I remember well the week leading up to my sophomore year spring break. I was in the midst of a busy semester that consisted of school board elections, meetings and my first longer project. I was ready to flee from Columbia as soon as I made my Thursday night deadline.
Because I can remember acutely how I felt sitting in the newsroom that Thursday at midnight, I started imparting a very specific kind of advice. Since then, the first thing I would tell new reporters on my beat was to make sure to take some time for themselves when they felt near a breaking point. I’ve probably repeated that sentiment to three or four iterations of my beat, not to mention countless peers and students who ask for advice on working at the Missourian.
But of course, as we all are wont to do, I failed to take my own advice just two quick years later. Before I could leave for spring break this year, I had to finish a first draft of each of the two stories I’ve been working on for Intermediate Writing. I didn’t have a single word written on Monday, the cherry on top of a frantic month of reporting and trying to make up for inconvenient snow days.
Suffice it to say, I turned in my drafts after having spent a solid week compressing my writing process. Normally I’d take probably twice as much time to go back through notes, transcribe interviews and plan out drafts, but not this time. By Thursday at 6:20 p.m., I sent off 112 total inches of copy and didn’t look back once I set foot in Shakespeare’s. Phew. I did it.
And I had an interesting bit of self-discovery along the way. I nailed down my process to get from reporting mode to writing mode. For all those inquiring minds, here’s a brief sketch:
- Transcribe all notes and interviews and get them in one place. Make sure studies and documents have been read and annotated.
- Print out said notes and documents, and read through them, labeling sections in longhand based on loose themes or subjects
- Write a brief outline, mostly consisting of orders of subjects and descriptions for ledes/nut grafs. Also include which parts of interviews were most important to get in.

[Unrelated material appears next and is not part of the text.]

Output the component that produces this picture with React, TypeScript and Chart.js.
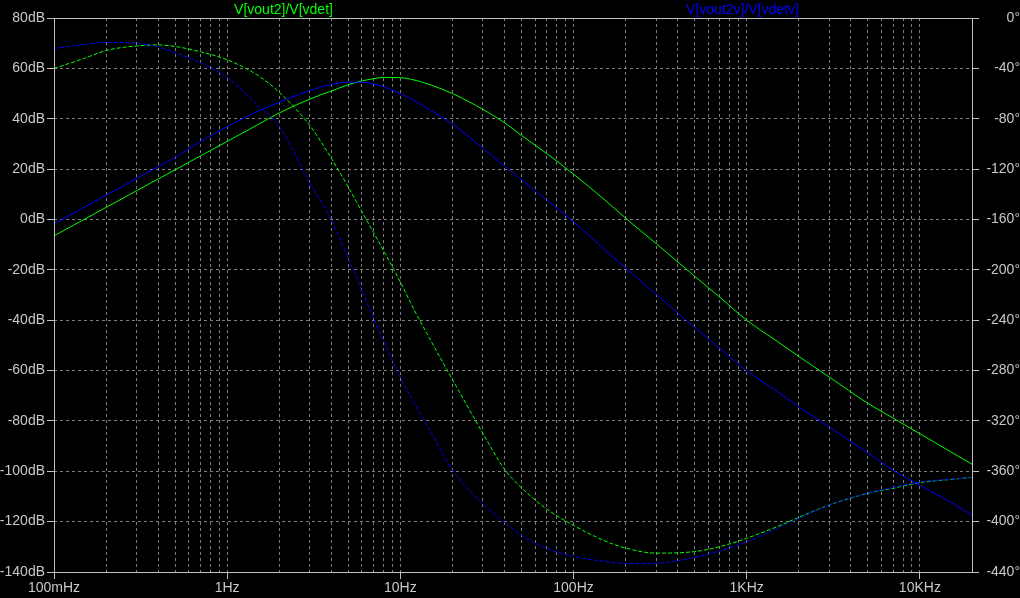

- Take the outline and, side-by-side with the printed notes, start writing, crossing out sections as you go. It’s easiest to write based off one interview, study or subject at a time and then combine sections, but this might vary. A squiggly line means something was used, while short diagonal slashes mean the section should be cut. Write until you think you’ve used everything.
- Mess with the structure until you can tolerate it, refine the nut graf and the lede, do cursory editing. Decide whether you included voice or just rambled incoherently.

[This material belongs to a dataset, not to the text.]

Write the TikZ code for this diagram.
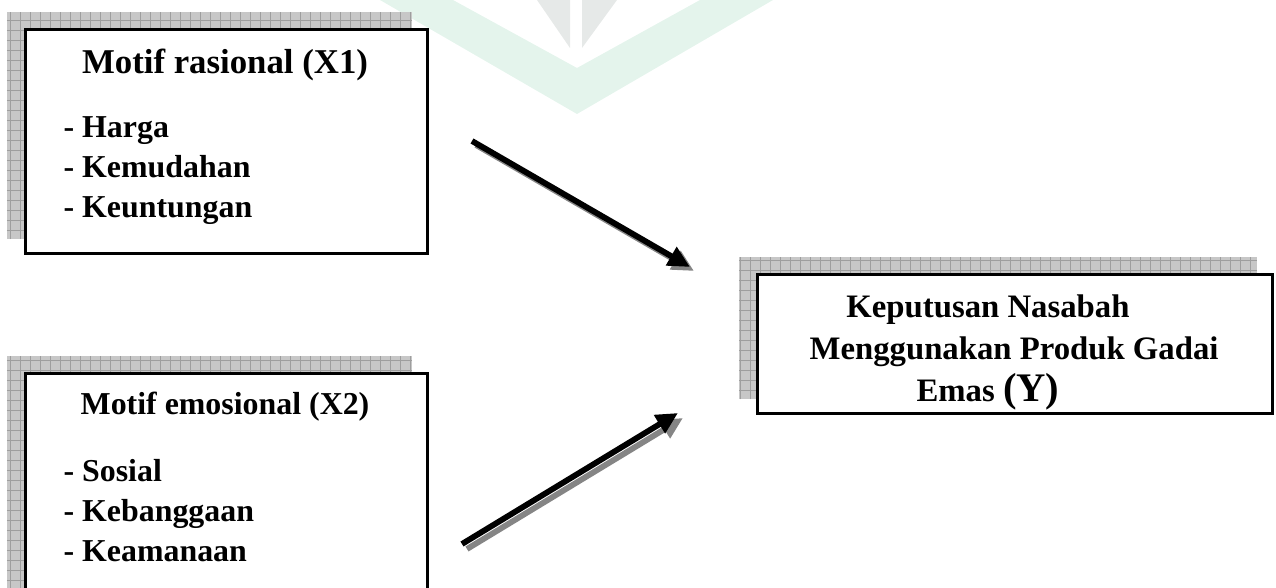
\documentclass[tikz,border=0pt]{standalone}
\usepackage{fontspec}
\setmainfont{Liberation Serif}
\usetikzlibrary{arrows.meta, positioning, backgrounds}

\definecolor{markgreen}{HTML}{E4F4EC}
\definecolor{markgray}{HTML}{E6E9E8}

\begin{document}
\begin{tikzpicture}[
  x=0.345pt, y=-0.345pt,
  every node/.style={font=\fontsize{12pt}{13.8pt}\selectfont\bfseries},
  varbox/.style={draw, line width=1.1pt, fill=white, inner sep=0pt, anchor=north west},
  heading/.style={anchor=base},
  item/.style={anchor=base west, inner sep=0pt, font=\fontsize{11pt}{13.8pt}\selectfont\bfseries},
  boxshadow/.style={fill=black!22},
  shadowgrid/.style={draw=black!38, line width=0.3pt, step=3.45pt},
  arrow/.style={line width=2pt, -{Triangle[length=7.5pt, width=7pt]}},
  arrowshadow/.style={arrow, draw=black!48, fill=black!48}
]
\useasboundingbox (0,0) rectangle (1276,588);

% Variable boxes
\node[varbox, minimum width=138.7pt, minimum height=77.3pt] (rational_box) at (24,28) {};
\node[varbox, minimum width=138.7pt, minimum height=80pt] (emotional_box) at (24,372) {};
\node[varbox, minimum width=177.7pt, minimum height=48pt] (decision_box) at (756,273) {};

% Texts of X1
\node[heading] (rational_title) at (225,74) {Motif rasional (X1)};
\foreach \txt [count=\i] in {Harga, Kemudahan, Keuntungan}
  \node[item] (rational_\i) at (63,98+40*\i) {- \txt};

% Texts of X2
\node[heading, font=\fontsize{11pt}{13.8pt}\selectfont\bfseries] (emotional_title) at (225,415) {Motif emosional (X2)};
\foreach \txt [count=\i] in {Sosial, Kebanggaan, Keamanaan}
  \node[item] (emotional_\i) at (63,442+40*\i) {- \txt};

% Text of Y
\node[align=center, font=\fontsize{11.3pt}{14.5pt}\selectfont\bfseries] (decision_text) at (988,352)
  {Keputusan Nasabah\\\hspace*{18pt}Menggunakan Produk Gadai\\Emas {\fontsize{14pt}{16pt}\selectfont(Y)}};

% Arrows
\coordinate (arrowA_start) at (472,141);
\coordinate (arrowA_end) at (690,267);
\coordinate (arrowB_start) at (462,544);
\coordinate (arrowB_end) at (678,413);

\draw[arrowshadow] ([shift={(4,4)}]arrowA_start) -- ([shift={(4,4)}]arrowA_end);
\draw[arrowshadow] ([shift={(5,5)}]arrowB_start) -- ([shift={(5,5)}]arrowB_end);
\draw[arrow] (arrowA_start) -- (arrowA_end);
\draw[arrow] (arrowB_start) -- (arrowB_end);

\begin{scope}[on background layer]
  % watermark
  \fill[markgreen] (380,0) -- (577,114) -- (773,0) -- (700,0) -- (577,68) -- (453,0) -- cycle;
  \fill[markgray] (537,0) -- (570,0) -- (570,48) -- cycle;
  \fill[markgray] (582,0) -- (617,0) -- (582,48) -- cycle;
  % grid shadows
  \foreach \b in {rational_box, emotional_box, decision_box} {
    \fill[boxshadow] ([shift={(-17,-16)}]\b.south west) rectangle ([shift={(-17,-16)}]\b.north east);
    \draw[shadowgrid] ([shift={(-17,-16)}]\b.south west) grid ([shift={(-17,-16)}]\b.north east);
  }
\end{scope}

\end{tikzpicture}
\end{document}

- Close you eyes and hit “send.” Hope for the best.
While the drafts were my primary exit ticket, I had grand plans to work on my annotated bibliography and research paper proposal for other classes during my week “off.”
But the best laid plans of mice and men, they say, often go awry. And awry they went, though not in a bad way.

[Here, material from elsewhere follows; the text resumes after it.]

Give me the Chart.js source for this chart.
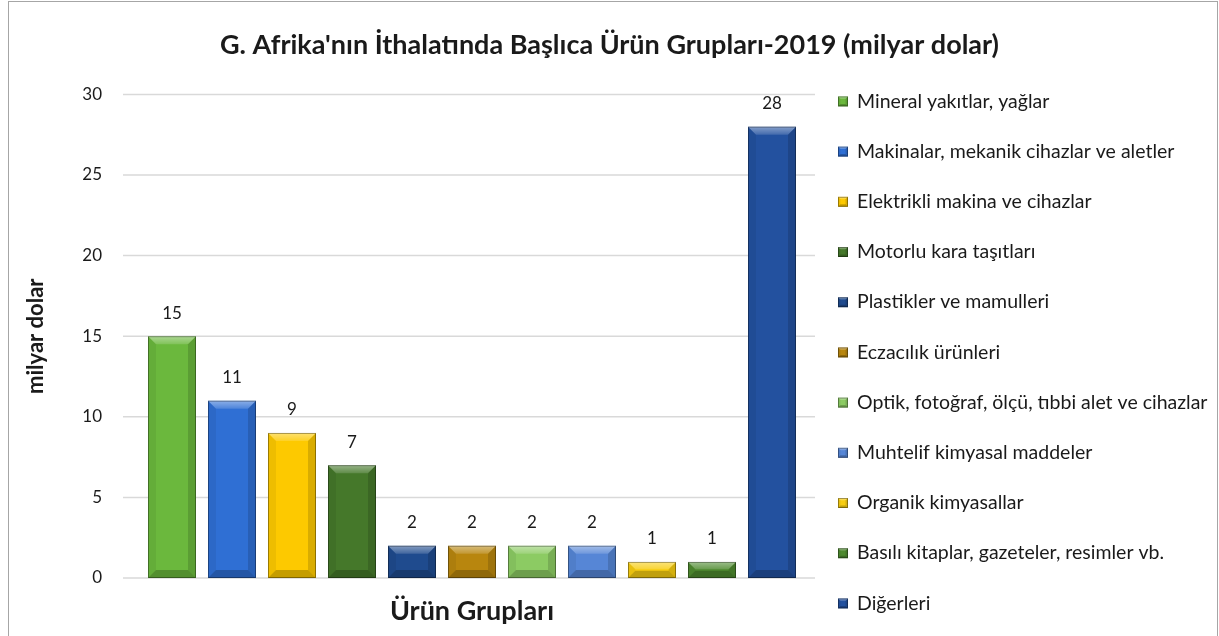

I decided, after an almost seven hour drive back home to Chicago, that I wouldn’t be doing much work while I was home. I deserved a little break, right? I could spare the time, I told myself. Plus, I had various editors urging that in no uncertain terms, I was to take some quality time for myself. A move, I imagine, that probably benefits their well-being as much as my own.
So, since last Friday, I’ve slept, eaten, cooked, enjoyed Pesach with my family, shopped, watched mindless television, and just plain vacationed for a change.
This really isn’t a writing-centric post this week, but that shouldn’t discount its importance. To be a good writer and reporter, I need to be able to give my all to my work. To be able to give my all, I need to be in relatively good humors. And to be in good humors, I need the occasional bit of time off. I’ll return to Columbia well-fed, well-rested and with a couple more sweaters to my name.
Moral of the story: everyone can spare some time to relax and recharge. And even when I forget to let myself off the hook from time to time, I’m grateful I have editors and parents who don’t mind giving me a nudge in the right direction.